52 Titles: Alain de Botton’s “The Pleasures and Sorrows of Work”

Last year for Christmas, my good friend Jon gave me a copy of Alain de Botton’s The Pleasures and Sorrows of Work. When I unwrapped it, I chuckled: I hadn’t been at my first full-time job for long, so it seemed fitting that a book should welcome me into the first years of 30 or 40 at a desk.

There isn’t a person without anxiety about becoming a cog, a single-utility element of the capitalist complex; hammered down into place like a peg that juts out above the others. We spend the vast majority of our waking hours at our jobs, yet spend so little time ruminating on the psychological and philosophical significances of the act.

My favourite passage:

For most of us, our bright promise will always fall short of being actualised; it will never earn us bountiful sums of money or beget exemplary objects or organisations. It will remain no more than a hope carried over from childhood, or a dream entertained as we drive along the motorway and feel our plans hovering above a wide horizon. Extraordinary resilience, intelligence and good fortune are needed to redraw the map of our reality, while on either side of the summits of greatness are arrayed the endless foothills populated by the tortured celibates of achievement.

Most of stand poised at the edge of brilliance, haunted by the knowledge of our proximity, yet still demonstrably on the wrong side of the line, our dealings with reality undermined by a range of minor yet critical psychological flaws (a little too much optimism, anunprocessed rebelliousness, a fatal impatience or sentimentality).
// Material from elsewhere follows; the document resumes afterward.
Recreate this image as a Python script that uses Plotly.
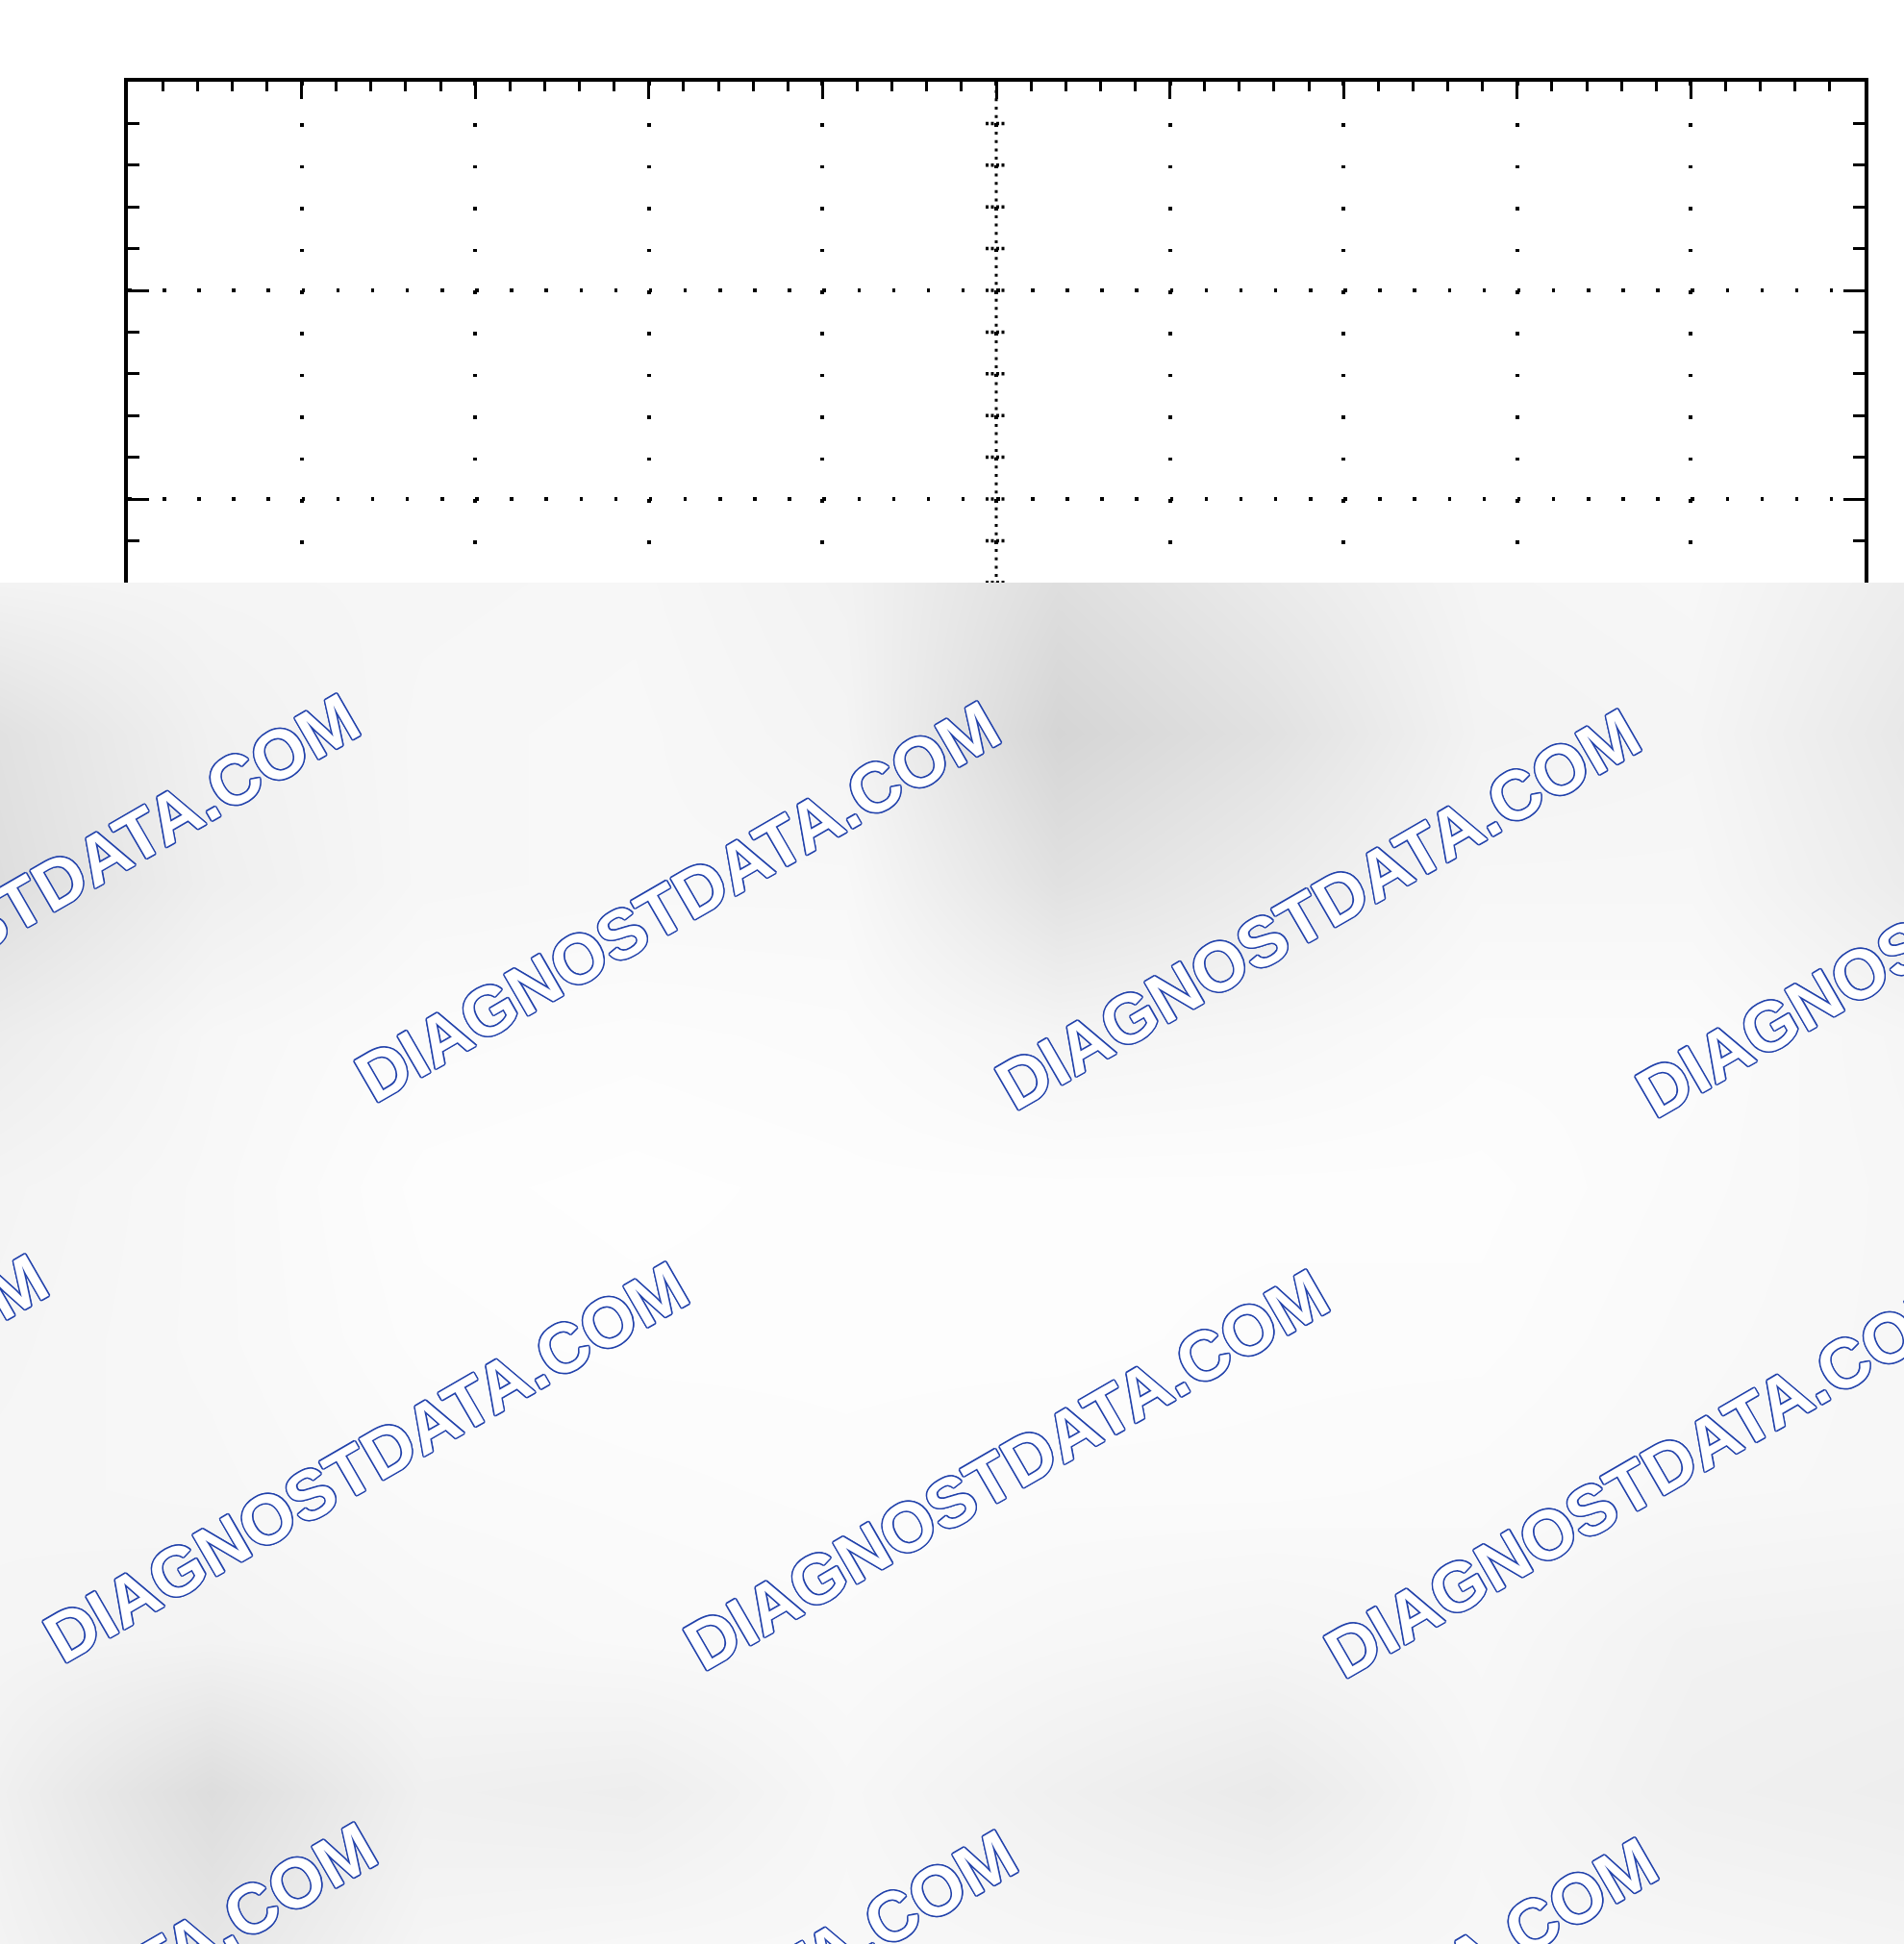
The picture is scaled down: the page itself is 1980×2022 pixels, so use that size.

We are like an exquisite high-speed aircraft which for lack of a tiny part is left stranded beside the runway, rendered slower than a tractor or bicycle.

I came to know this feeling well while working as a copy/page editor. You do the same thing, day in and out. At this job, I had a co-worker, a huge soccer fanatic (he ran a popular podcast on the subject) who told me he had aspirations of becoming a professional soccer player while we waited for the bus home after our shifts ended at 1 a.m. He had reached the minors, some Ontario-Quebec-New York league, and at one point had aimed at joining the MLS. Of course, that didn’t happen, and so here he was, working the night shift as a newspaper page editor, and feeding his passion where time allowed.

I, too, had those kind of lofty goals — becoming a photographer, a painter. I came to a crossroads when I was 18 or 19, when I started university. I could make a steady living (journalism doesn’t pay much, but at least it pays every two weeks) or I could make pretty pictures and wonder where the next $100 was going to come from.

I chose journalism because it was safer, which is to say I compromised my full happiness for a 3/4 version that also comes with security. Most days I’m happy at work, but it’s the odd day when a nagging feeling comes over me that I am actually Carl in Up, puzzled at how little I’ve done and will do with my remaining years. It takes a brave person to leap into their real passion — it is a rule that there is a negative correlation between fulfillment and wealth. If my tiny part from an aircraft, so to speak, is bravery, then I say without any hesitation or shame that I am not brave enough for that life.